What's in an Ellipsis

Whenever I see a posted article with ellipsis, I always wonder what got cut out. Was it something that was irrelevant, or was it something that didn’t serve the point that the person doing the quoting was making? Today I have a perfect example of a dishonest use of ellipsis courtesy of, who else, Unreliapundit.

He’s written an article on how, “anthropogenic global-warming is bunk,” supposedly supported by this article. Here are some of his quotes:

“The Earth's orbit is not a perfect circle ... shifts in Earth's pattern of movement are relatively minor compared with those of other planets. But they can greatly influence the amount of radiation -- heat and light -- which Earth receives from the Sun. ... Astronomical impact "provides a crucial missing piece in the puzzle" of regular species turnover, it says.”

Note the first bolded ellipsis. What got left out? The cycle period of these changes.
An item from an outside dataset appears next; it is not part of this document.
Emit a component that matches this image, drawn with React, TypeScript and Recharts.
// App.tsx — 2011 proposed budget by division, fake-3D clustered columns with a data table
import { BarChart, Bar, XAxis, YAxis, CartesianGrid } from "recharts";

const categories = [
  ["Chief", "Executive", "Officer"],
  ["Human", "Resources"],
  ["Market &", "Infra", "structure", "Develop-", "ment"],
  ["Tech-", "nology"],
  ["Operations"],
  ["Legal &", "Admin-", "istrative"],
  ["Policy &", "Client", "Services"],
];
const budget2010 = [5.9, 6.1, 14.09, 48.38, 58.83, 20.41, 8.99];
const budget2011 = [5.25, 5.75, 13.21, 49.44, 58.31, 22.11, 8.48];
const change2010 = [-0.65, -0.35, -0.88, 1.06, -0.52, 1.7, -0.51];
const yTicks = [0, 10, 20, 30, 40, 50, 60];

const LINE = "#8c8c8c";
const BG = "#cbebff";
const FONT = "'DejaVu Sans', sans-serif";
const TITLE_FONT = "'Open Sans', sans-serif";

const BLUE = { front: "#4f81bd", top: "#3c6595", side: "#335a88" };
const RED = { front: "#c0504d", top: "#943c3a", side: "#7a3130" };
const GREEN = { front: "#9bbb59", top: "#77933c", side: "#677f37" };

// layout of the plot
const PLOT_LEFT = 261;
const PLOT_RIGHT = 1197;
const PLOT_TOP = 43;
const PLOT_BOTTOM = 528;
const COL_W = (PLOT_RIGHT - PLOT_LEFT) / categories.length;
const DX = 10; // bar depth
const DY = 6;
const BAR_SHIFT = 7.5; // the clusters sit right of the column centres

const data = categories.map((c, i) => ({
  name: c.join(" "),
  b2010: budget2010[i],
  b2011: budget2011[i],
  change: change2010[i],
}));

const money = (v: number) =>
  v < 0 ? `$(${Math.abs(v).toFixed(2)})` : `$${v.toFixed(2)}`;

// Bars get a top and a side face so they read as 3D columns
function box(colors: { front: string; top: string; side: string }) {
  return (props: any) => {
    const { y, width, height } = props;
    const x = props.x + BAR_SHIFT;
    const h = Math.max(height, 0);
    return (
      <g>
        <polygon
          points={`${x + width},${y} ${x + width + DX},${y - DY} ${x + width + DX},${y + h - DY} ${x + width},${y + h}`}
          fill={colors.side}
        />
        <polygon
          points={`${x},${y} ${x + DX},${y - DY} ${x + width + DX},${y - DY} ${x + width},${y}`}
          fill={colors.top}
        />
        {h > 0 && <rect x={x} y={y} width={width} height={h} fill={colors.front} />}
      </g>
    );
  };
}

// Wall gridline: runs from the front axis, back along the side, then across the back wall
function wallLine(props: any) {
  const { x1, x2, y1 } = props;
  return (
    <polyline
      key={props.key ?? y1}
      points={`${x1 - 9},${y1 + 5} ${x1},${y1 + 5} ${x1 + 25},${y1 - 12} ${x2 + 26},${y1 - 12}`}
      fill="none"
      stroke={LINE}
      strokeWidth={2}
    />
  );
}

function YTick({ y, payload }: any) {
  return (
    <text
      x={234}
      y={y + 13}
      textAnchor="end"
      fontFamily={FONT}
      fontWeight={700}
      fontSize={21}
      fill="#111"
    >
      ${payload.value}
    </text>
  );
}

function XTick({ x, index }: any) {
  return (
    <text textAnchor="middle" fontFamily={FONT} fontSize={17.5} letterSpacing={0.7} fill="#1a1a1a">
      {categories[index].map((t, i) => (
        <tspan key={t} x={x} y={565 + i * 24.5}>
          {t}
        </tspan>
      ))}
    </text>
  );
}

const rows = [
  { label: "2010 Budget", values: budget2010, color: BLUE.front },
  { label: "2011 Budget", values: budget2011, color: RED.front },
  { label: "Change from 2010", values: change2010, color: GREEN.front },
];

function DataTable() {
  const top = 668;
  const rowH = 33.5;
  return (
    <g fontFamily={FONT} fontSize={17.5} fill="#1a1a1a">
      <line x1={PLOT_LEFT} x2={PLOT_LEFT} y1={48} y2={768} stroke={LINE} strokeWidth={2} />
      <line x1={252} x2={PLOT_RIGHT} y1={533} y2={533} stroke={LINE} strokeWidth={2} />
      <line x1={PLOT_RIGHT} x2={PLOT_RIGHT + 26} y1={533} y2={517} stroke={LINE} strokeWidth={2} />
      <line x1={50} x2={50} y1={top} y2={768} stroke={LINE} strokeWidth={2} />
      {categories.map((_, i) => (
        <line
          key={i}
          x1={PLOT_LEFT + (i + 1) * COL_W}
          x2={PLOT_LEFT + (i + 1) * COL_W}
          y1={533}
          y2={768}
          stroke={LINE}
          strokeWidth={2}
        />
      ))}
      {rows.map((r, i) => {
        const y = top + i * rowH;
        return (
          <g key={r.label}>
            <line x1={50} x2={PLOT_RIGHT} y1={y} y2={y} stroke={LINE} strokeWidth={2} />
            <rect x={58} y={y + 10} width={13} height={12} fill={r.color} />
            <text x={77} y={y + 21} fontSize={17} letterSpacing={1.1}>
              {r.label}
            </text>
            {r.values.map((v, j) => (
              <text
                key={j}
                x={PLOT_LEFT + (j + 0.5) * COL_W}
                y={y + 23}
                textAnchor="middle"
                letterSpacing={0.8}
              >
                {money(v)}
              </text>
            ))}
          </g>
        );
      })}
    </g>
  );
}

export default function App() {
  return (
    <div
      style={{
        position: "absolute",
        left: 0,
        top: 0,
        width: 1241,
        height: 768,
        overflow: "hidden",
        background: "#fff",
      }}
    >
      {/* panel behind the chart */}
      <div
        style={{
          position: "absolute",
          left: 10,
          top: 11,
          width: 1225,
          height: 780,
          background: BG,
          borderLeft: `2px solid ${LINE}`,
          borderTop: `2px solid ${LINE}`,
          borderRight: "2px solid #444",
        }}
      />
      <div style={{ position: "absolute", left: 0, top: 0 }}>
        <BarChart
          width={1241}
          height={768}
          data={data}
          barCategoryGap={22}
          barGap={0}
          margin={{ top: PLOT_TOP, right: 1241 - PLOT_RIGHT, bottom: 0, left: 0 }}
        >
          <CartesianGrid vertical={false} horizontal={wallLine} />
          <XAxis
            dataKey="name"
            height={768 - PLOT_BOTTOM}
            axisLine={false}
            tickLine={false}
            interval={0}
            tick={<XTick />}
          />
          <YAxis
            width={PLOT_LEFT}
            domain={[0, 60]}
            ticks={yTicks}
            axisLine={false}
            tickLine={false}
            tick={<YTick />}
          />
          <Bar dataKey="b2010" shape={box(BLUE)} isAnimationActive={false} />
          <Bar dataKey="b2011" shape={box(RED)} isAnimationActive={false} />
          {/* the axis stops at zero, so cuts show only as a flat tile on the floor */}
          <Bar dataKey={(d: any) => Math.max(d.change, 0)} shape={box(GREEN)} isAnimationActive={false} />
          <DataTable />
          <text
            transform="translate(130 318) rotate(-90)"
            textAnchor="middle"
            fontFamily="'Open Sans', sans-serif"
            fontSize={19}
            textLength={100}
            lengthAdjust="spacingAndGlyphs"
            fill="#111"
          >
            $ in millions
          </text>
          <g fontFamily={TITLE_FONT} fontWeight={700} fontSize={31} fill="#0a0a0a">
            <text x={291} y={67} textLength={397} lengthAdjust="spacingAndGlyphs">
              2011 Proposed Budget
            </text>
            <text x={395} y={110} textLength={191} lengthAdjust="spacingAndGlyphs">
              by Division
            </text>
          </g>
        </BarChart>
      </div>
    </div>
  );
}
Here’s some of the unredacted passage:

The Earth's orbit is not a perfect circle: it is slightly elliptical, and the ellipticality itself goes through cycles of change that span roughly 100,000 and 400,000 years.
Its axis, likewise, is not perfectly perpendicular but has a slight wobble, rather like a poorly-balanced child's top, which goes through cycles of 21,000 years.
In addition, the axis, as schoolbooks tell us, is also tilted, and this tilt also varies in a cycle of 41,000 years.
These three shifts in Earth's pattern of movement are relatively minor compared with those of other planets.

So, he is trying to explain rapid warming over 100 years (at the most) with cycles that are tens of thousands of years long. Only he doesn’t want to let you in on that part. I guess it goes without saying that his last quote cut off just before this in the original article:
In addition to natural factors, the world's climate system and its biodiversity are also being affected by the burning of fossil fuels.
Oil, gas and coal, and to a lesser degree agriculture, release carbon gases into the atmosphere, creating a "greenhouse effect" that traps solar radiation and causes Earth's surface temperature to warm.


Is it so hard to actually post links that work? I guess it's as hard as posting something in response to my actual post about dishonest practices instead of somewhat relevant links. But, let's address them anyway:

Link 1: Funny, I already wrote a whole article rebutting this one. Note that Unreliapundit can't decide whether ice core data isn't reliable for 200 years or is reliable for 650,000. This could be considered to be a slight logical problem on his part.

Link 2: So good he posted it twice. As I've noted, I'll take this up in a future post as soon as I a) watch the movie and b) have a chance to post on it.

Link 3: Great, a graph that cuts out at 1975, just when the most warming was taking place and we have the best measurements. I wonder why that is? Since 1975, we've seen the temperature go much higher than anything else on this graph (from about -.1 to +.5, so we should've seen the magnetic field strength have a similar large increase significantly over what it was in 1975. If you're trying to explain that tempeature rise, it stands to reason you'd actually use data for that time period.